#### [What needs to be done]
Copy exactly the lines from the line containing "Emit a component" to the line containing "70, 80, 90];", both lines included, and omit any pictures.

#### [Records provided]
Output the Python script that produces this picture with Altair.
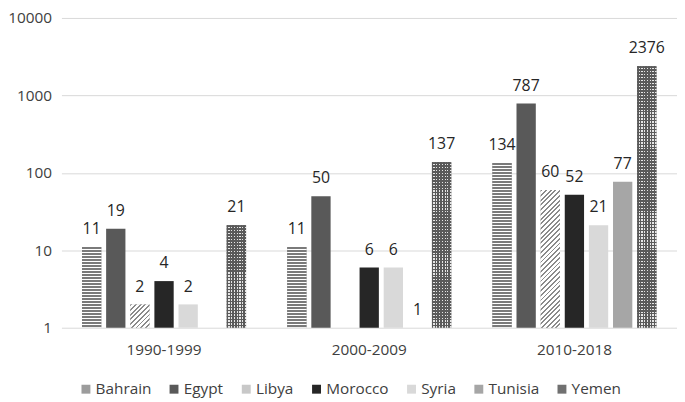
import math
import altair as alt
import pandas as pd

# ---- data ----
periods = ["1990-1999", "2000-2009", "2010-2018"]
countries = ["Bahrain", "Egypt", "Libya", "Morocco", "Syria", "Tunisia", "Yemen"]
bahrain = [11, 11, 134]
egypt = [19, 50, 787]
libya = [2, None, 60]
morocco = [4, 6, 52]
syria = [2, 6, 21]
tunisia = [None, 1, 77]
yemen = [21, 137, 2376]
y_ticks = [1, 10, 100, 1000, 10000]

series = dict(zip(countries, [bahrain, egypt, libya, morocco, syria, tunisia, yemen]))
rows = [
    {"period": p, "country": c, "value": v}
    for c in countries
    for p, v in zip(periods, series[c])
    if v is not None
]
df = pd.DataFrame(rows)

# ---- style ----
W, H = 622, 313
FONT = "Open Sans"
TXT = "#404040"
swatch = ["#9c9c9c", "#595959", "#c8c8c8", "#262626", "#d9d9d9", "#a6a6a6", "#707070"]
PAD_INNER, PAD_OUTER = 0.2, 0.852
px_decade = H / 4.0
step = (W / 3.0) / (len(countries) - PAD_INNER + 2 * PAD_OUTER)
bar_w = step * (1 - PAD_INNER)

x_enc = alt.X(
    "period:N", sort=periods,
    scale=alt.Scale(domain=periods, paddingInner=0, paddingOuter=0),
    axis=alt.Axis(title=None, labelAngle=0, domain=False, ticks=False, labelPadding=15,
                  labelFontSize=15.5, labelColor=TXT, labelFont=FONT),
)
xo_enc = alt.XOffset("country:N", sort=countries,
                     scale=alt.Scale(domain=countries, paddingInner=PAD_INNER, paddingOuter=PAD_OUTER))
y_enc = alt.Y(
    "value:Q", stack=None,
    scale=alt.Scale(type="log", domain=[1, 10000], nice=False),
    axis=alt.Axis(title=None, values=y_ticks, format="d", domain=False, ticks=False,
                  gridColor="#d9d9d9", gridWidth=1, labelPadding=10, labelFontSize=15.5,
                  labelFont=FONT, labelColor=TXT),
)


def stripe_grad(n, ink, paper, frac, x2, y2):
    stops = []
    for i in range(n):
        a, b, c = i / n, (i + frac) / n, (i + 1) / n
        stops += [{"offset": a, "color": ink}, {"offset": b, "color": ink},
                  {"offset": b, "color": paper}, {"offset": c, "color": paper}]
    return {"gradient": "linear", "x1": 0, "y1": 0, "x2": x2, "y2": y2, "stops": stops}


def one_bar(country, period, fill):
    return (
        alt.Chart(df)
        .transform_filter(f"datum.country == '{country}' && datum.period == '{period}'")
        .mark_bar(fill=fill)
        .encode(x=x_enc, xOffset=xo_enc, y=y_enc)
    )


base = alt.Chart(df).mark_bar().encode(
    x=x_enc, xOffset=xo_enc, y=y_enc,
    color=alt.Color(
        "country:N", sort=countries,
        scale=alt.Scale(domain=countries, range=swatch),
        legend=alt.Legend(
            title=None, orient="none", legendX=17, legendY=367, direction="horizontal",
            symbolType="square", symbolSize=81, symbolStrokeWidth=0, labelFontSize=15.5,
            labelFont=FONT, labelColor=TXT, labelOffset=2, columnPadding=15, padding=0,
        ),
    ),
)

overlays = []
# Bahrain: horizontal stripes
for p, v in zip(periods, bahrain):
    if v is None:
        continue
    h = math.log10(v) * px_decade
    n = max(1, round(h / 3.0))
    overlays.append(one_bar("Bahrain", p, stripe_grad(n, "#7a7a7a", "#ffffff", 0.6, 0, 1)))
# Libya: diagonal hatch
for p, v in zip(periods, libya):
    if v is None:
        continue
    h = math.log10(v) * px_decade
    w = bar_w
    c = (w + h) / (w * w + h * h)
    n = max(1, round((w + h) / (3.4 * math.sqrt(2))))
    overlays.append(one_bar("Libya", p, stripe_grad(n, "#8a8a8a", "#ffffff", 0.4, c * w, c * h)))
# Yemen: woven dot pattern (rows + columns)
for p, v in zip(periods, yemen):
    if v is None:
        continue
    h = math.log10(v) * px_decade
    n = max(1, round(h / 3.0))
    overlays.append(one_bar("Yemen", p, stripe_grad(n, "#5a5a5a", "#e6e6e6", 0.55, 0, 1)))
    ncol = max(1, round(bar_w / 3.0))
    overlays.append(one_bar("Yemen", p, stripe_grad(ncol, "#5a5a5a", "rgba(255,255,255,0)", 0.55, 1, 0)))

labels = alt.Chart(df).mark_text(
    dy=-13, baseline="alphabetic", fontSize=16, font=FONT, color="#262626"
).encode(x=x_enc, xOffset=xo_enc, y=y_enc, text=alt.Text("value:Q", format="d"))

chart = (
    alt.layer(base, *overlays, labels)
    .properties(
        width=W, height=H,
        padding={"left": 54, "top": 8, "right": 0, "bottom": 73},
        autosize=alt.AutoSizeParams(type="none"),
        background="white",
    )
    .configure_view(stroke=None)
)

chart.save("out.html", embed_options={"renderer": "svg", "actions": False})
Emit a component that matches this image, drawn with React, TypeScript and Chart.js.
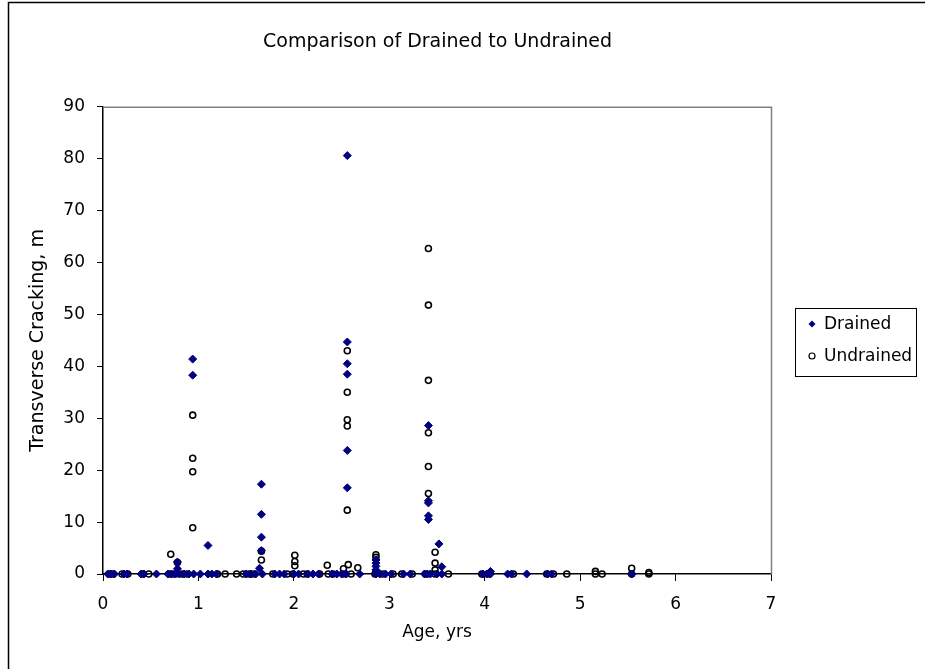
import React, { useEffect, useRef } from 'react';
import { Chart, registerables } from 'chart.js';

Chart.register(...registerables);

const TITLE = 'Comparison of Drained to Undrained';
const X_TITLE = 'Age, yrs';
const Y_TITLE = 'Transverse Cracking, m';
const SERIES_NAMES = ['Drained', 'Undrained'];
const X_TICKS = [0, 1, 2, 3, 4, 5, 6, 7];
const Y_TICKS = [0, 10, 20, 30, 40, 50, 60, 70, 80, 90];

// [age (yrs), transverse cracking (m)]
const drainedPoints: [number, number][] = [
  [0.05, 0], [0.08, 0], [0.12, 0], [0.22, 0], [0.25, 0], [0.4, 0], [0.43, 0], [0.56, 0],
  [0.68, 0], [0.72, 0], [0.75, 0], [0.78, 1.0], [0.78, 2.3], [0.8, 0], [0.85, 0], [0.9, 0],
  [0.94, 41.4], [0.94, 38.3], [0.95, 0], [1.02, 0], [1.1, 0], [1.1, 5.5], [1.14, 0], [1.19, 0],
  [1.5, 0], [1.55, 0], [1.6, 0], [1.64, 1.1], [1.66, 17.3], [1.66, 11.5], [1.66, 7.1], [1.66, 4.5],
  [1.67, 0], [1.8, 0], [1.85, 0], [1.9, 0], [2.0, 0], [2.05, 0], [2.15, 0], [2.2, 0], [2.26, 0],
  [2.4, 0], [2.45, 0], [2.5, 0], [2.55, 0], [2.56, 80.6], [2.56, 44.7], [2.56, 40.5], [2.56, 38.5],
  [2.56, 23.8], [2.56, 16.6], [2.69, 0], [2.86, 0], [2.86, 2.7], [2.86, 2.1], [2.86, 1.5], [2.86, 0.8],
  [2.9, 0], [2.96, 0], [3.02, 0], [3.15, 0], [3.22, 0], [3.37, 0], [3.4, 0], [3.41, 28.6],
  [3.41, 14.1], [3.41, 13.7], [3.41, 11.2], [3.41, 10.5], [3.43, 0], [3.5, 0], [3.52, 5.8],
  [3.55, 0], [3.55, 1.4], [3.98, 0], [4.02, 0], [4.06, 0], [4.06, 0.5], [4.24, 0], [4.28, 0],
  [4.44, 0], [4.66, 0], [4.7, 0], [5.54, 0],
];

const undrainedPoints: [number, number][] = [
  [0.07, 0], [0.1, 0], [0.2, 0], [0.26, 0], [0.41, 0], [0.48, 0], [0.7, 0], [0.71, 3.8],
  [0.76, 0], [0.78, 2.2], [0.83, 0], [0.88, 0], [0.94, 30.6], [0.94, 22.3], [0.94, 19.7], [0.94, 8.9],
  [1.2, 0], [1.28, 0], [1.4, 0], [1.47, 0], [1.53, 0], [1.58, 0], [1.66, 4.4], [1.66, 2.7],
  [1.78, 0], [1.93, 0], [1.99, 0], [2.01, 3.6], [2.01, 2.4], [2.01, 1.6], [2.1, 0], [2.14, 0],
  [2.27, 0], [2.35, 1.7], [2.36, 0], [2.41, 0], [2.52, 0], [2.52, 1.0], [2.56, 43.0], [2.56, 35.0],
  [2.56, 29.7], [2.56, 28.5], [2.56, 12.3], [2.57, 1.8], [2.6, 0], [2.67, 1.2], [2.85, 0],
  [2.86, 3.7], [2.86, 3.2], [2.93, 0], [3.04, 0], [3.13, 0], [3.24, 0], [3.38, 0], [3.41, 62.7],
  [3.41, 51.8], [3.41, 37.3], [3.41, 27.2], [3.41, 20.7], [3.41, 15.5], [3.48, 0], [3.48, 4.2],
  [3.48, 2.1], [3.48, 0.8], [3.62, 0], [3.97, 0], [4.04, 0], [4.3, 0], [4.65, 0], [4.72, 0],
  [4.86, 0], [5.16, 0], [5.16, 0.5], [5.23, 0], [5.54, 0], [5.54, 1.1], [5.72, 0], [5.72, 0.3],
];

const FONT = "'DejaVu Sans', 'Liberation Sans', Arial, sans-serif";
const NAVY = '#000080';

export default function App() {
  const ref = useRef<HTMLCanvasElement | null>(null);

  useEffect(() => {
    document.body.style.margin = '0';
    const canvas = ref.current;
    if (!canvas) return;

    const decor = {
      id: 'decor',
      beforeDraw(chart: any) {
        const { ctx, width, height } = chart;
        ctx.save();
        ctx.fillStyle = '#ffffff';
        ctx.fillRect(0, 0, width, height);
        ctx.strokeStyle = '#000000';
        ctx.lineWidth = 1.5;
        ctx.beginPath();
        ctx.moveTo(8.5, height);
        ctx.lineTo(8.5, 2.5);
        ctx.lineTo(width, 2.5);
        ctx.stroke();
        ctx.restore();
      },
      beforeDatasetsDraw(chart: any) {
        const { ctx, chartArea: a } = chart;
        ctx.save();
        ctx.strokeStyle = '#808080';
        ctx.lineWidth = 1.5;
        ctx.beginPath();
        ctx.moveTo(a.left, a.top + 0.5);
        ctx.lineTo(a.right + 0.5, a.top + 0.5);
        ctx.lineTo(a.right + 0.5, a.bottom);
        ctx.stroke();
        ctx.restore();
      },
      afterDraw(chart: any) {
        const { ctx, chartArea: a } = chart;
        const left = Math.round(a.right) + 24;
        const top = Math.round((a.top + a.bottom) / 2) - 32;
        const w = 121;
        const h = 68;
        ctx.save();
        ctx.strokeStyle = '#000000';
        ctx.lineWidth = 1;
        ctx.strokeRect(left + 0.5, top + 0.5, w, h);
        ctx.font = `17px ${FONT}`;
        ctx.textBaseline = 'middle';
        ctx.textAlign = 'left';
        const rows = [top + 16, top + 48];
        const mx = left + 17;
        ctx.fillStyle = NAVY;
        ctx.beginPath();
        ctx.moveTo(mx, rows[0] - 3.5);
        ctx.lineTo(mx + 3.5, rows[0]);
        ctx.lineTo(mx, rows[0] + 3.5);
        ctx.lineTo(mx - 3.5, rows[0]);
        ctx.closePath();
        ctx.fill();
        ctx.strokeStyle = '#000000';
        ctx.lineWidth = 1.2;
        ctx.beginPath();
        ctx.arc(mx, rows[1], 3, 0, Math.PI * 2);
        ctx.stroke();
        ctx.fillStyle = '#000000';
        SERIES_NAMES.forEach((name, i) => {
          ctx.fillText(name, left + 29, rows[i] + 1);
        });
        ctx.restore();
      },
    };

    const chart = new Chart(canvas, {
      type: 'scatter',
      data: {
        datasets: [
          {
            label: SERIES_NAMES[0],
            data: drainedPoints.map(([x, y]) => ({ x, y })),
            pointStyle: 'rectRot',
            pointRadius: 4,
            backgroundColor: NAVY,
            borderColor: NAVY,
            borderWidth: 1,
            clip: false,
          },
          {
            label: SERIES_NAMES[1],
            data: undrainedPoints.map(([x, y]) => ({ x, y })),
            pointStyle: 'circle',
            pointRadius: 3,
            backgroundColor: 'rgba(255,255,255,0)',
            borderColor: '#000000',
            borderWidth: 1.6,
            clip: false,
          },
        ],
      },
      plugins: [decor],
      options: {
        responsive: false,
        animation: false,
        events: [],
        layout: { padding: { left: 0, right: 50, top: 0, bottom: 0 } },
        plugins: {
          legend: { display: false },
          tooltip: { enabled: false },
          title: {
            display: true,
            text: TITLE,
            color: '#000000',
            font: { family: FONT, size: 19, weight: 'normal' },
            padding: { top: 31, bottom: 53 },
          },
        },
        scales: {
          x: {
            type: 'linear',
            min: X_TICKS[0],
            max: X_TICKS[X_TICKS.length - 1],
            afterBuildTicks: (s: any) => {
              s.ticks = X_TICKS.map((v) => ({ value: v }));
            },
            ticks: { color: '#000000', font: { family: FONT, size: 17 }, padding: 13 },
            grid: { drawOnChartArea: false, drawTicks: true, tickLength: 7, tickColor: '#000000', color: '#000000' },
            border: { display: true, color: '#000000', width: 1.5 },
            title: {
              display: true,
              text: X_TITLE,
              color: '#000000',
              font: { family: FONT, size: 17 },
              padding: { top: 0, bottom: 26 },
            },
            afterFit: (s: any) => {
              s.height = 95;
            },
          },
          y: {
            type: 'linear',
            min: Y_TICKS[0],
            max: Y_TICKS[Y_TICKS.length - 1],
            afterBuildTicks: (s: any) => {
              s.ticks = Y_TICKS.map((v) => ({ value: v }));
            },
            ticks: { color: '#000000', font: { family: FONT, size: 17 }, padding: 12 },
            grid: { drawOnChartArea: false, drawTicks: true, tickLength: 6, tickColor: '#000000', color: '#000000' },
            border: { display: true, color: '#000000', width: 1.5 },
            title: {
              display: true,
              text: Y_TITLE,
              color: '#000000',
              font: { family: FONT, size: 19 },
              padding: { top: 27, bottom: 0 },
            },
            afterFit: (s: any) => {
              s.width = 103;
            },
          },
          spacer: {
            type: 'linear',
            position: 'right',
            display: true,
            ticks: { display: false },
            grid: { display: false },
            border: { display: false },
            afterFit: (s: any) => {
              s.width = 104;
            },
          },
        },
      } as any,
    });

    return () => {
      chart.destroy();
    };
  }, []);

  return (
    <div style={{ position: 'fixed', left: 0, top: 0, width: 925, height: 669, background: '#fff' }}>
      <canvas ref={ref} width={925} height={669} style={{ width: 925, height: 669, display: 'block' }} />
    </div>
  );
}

#### [Full solution]
Emit a component that matches this image, drawn with React, TypeScript and Chart.js.
import React, { useEffect, useRef } from 'react';
import { Chart, registerables } from 'chart.js';

Chart.register(...registerables);

const TITLE = 'Comparison of Drained to Undrained';
const X_TITLE = 'Age, yrs';
const Y_TITLE = 'Transverse Cracking, m';
const SERIES_NAMES = ['Drained', 'Undrained'];
const X_TICKS = [0, 1, 2, 3, 4, 5, 6, 7];
const Y_TICKS = [0, 10, 20, 30, 40, 50, 60, 70, 80, 90];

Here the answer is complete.